Из Невера Макиавелли и делла Каза отправились вместе с французским двором в Монтаржи, потом в Мелен. Этот двор, говорилось в докладе посланников, весьма невелик по сравнению с двором Карла VIII, всю роскошь которого Флоренция имела возможность лицезреть в свое время, когда тот триумфально вступил в город. К тому же он «на треть состоит из итальянцев»: прежде всего, разумеется, из миланцев, а также из fuorisciti — беглецов из Неаполя, которые встревожены тем, что королевский совет и, более того, сама королева Анна не хотят похода на Неаполь и побуждают Людовика XII договориться с Фердинандом Арагонским, королем Неаполитанским. Отказ Людовика XII от войны будет означать для неаполитанцев крушение всех их чаяний, а Флоренция в этом случае лишится надежды на то, что французы помогут ей вернуть Пизу. Оба эти дела тесно связаны между собой. Король колеблется. Он хочет, помимо прочего, знать, может ли рассчитывать на Флоренцию, особенно на те пятьдесят тысяч дукатов, которые Республика должна ему выплатить, согласно своим первоначальным обязательствам, после возвращения Пизы в ее лоно. Эта сумма позволила бы ему финансировать неаполитанскую кампанию.
…Флоренция по-прежнему безмолвствует. Поскольку ее посланцы так и не получили никаких инструкций, переговоры превратились в изнурительный и однообразный диалог глухих. Роберте, приняв эстафету у кардинала Руанского, излагает претензии и требования короля: продолжить осаду, заплатить швейцарцам, вернуть долги и принять французских солдат. При этом он не желает обсуждать ни настоящие причины провала осады Пизы, ни тем более весьма разумный — с точки зрения флорентийских посланников, которые прекрасно знают, что Синьория ухватится за него, — план переложить груз войны на плечи французов. «Настоящая насмешка над Его Величеством», — замечает Роберте.

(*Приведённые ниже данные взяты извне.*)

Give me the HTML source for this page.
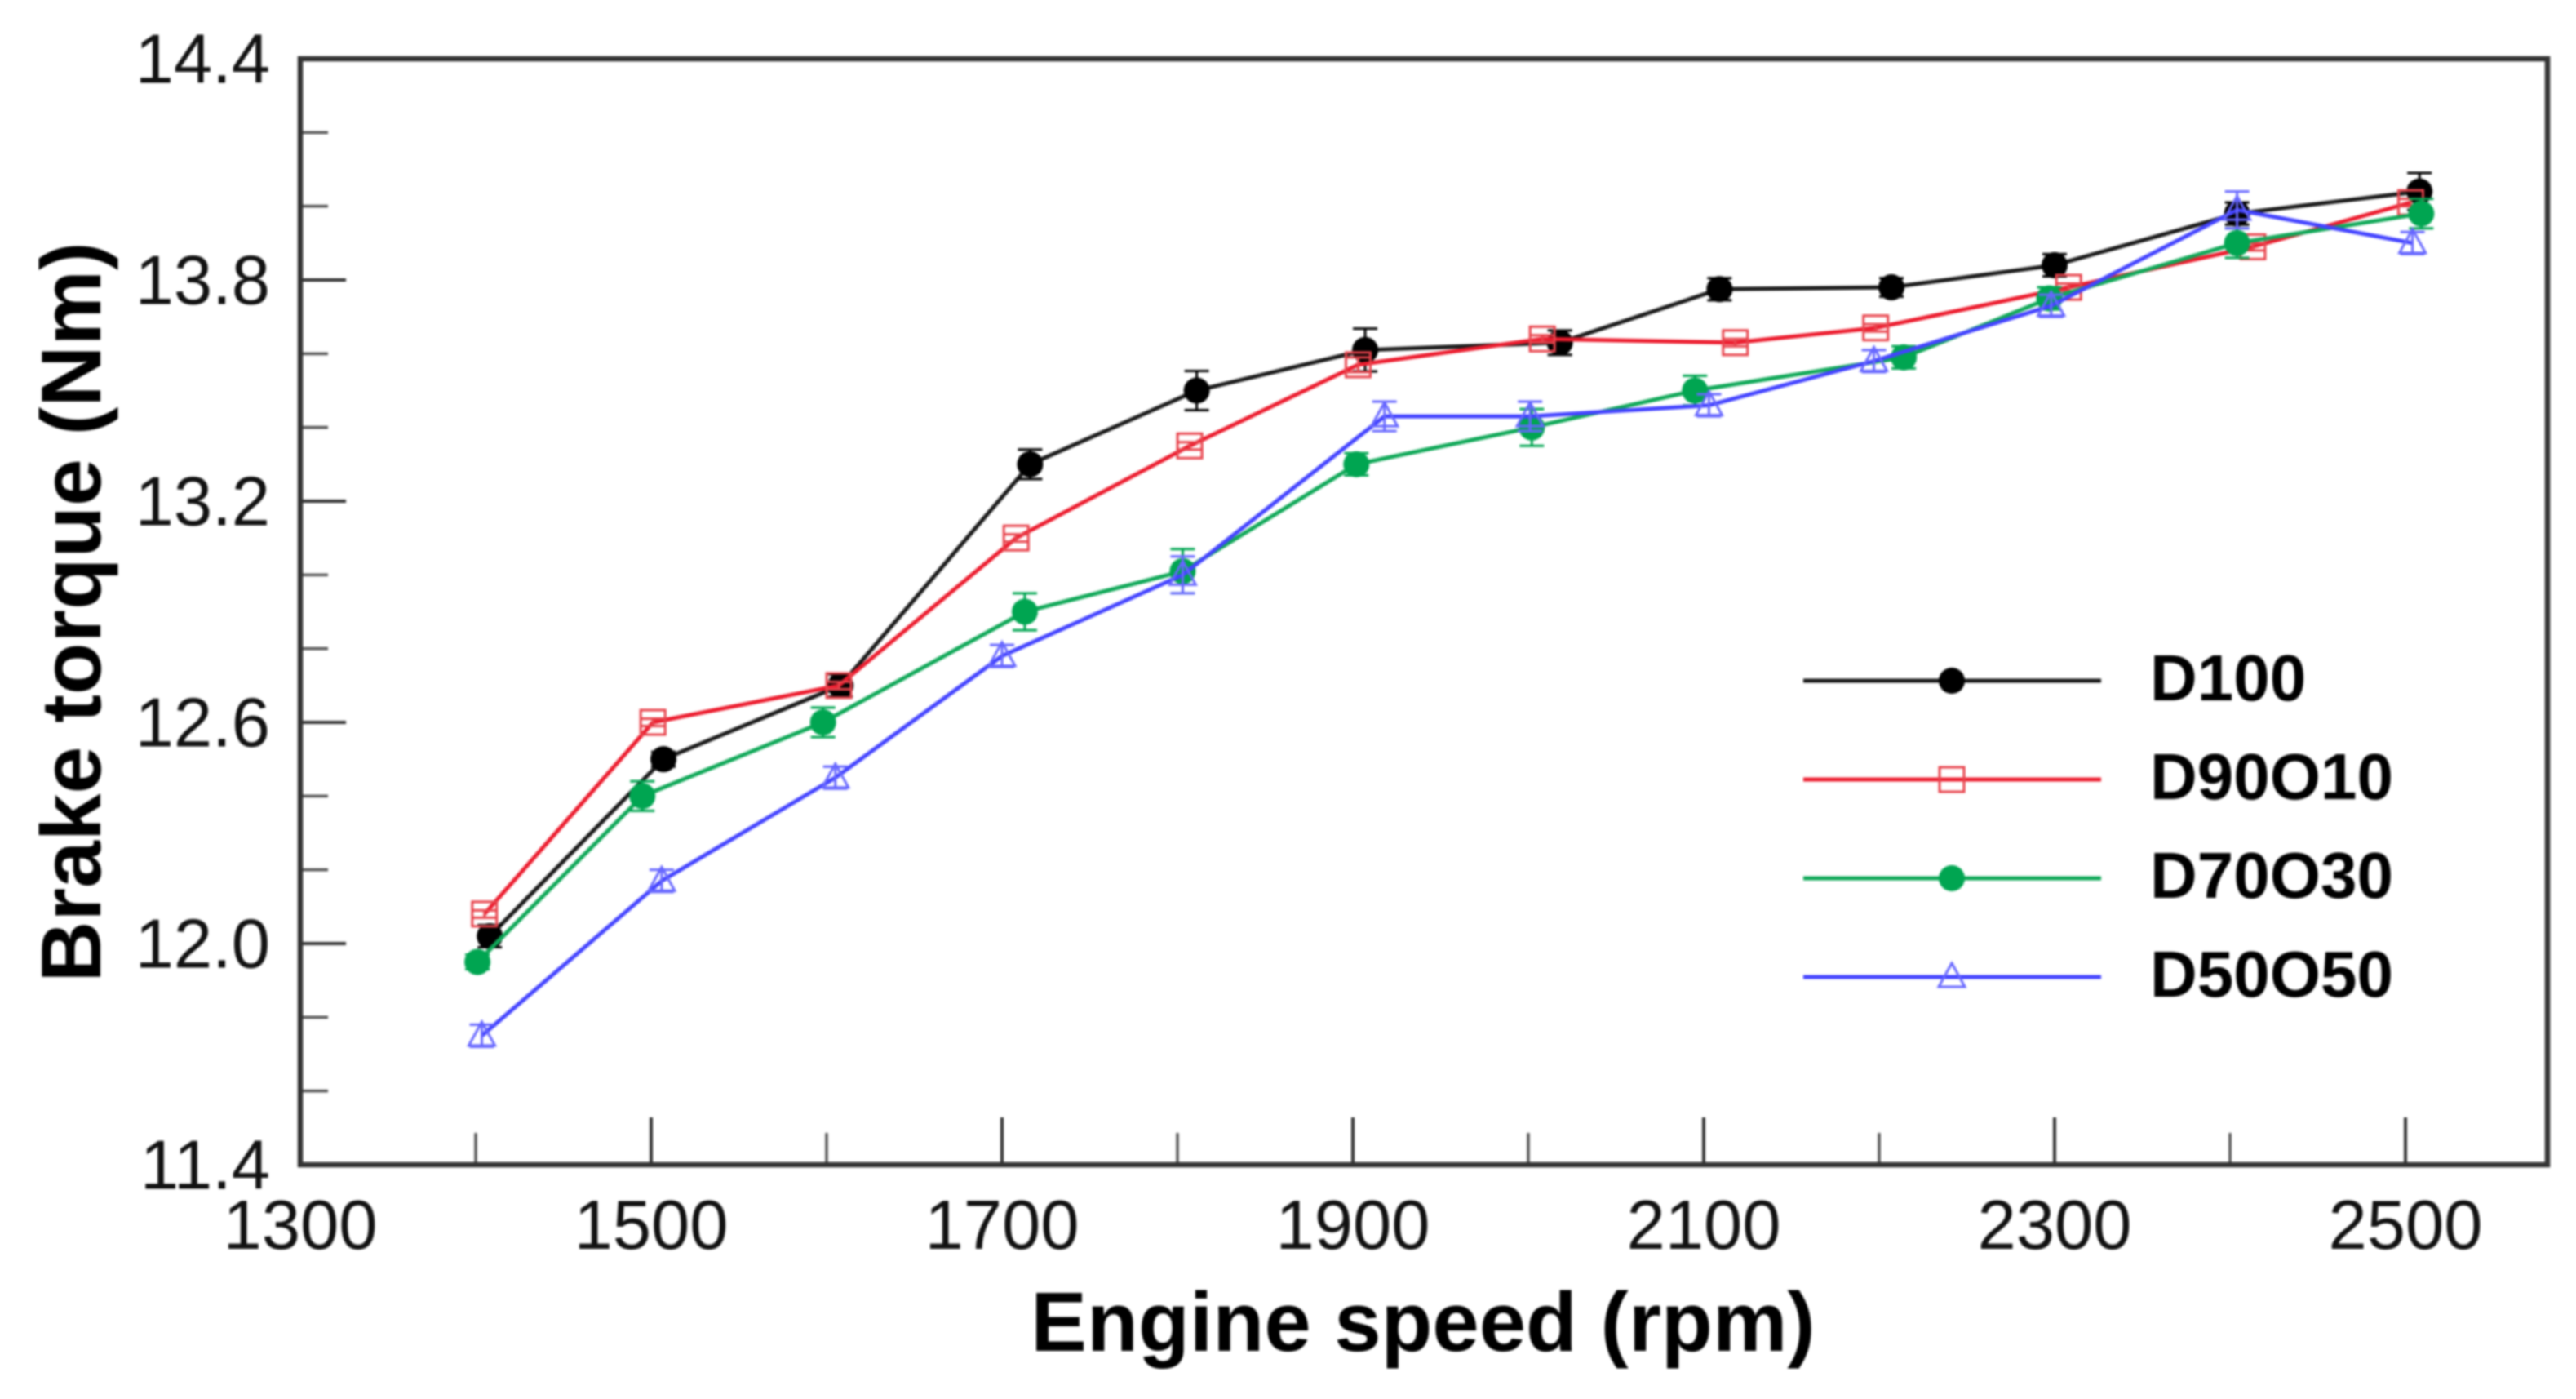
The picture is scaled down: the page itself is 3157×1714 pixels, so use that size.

По мере того как проходили дни, недели и месяцы (а двор переехал из Мелена сначала в Блуа, затем в Нант, потом в Тур), подозрения, которые зародились у короля после внезапного отъезда флорентийских послов, все более усиливались: не ищет ли Флоренция других союзников? Ходят упорные слухи, что она направила своих послов к королю Неаполитанскому и императору Максимилиану! Друзья при французском дворе, на помощь которых Республика, как она думала, могла рассчитывать, явно к ней охладели. Посланники предостерегают Синьорию: «С тех пор как король разгневался, мало кто — если не сказать никто — не решается назваться вашим другом; напротив, каждый стремится по мере сил доставить себе удовольствие и укусить вас… Если синьоры не исправят положения, они столкнутся с королем и очень скоро им придется думать о том, как защитить свое имущество и свободу…»
Не слишком ли мрачный взгляд на вещи?
Людовик XII, во всяком случае, с посланцами холоден. Получить у него аудиенцию невозможно, а «все дела переданы в руки кардинала Руанского», который, даже когда посланцам и удается с ним поговорить, досаждает им все теми же претензиями и ставит Флоренцию перед выбором: или заплатить долг королю — тридцать восемь тысяч флоринов, которые тот истратил на жалованье швейцарцам, — или стать его врагом. Никколо, с середины сентября оставшийся в одиночестве (Франческо делла Каза сказался больным и лечился в Париже), неустанно затевает разговоры со всяким, кто еще согласен его слушать, уверяя всех в искренности Флоренции и чувств своего народа, «который заслуживает ободрения и помощи, а не окриков и немилости…». С Франческо делла Каза или без него, Макиавелли составляет для Синьории обстоятельные доклады, в которых почти в одних и тех же выражениях бьет тревогу: пусть скорее, скорее шлют послов, людей, занимающих высокое положение. И деньги. В противном случае произойдет катастрофа.
Деньги необходимы были не только для уплаты долга Людовику XII, но и для того, чтобы купить друзей. «Под звон дукатов пизанцы защищаются, жители Лукки нападают на вас, венецианцы маневрируют, король Фердинанд (король Неаполитанский) и многие другие ведут переговоры; идти другим путем — это, как говорится, желать выиграть дело, не заплатив прокурору».
Но Флоренция никак не реагирует на эти отчаянные призывы. Между тем гнев двора сменился насмешками и презрением. Положение стало унизительным для Макиавелли не только как чиновника, осознающего свою незначительность и отсутствие уважения к себе, но и как флорентийца, гражданина Республики, который видит, сколь мало уважает здесь его родину и ее правительство собрание «ничтожеств». В глазах французов флорентийцы значат не больше, чем генуэзцы, даже меньше, чем жители Лукки!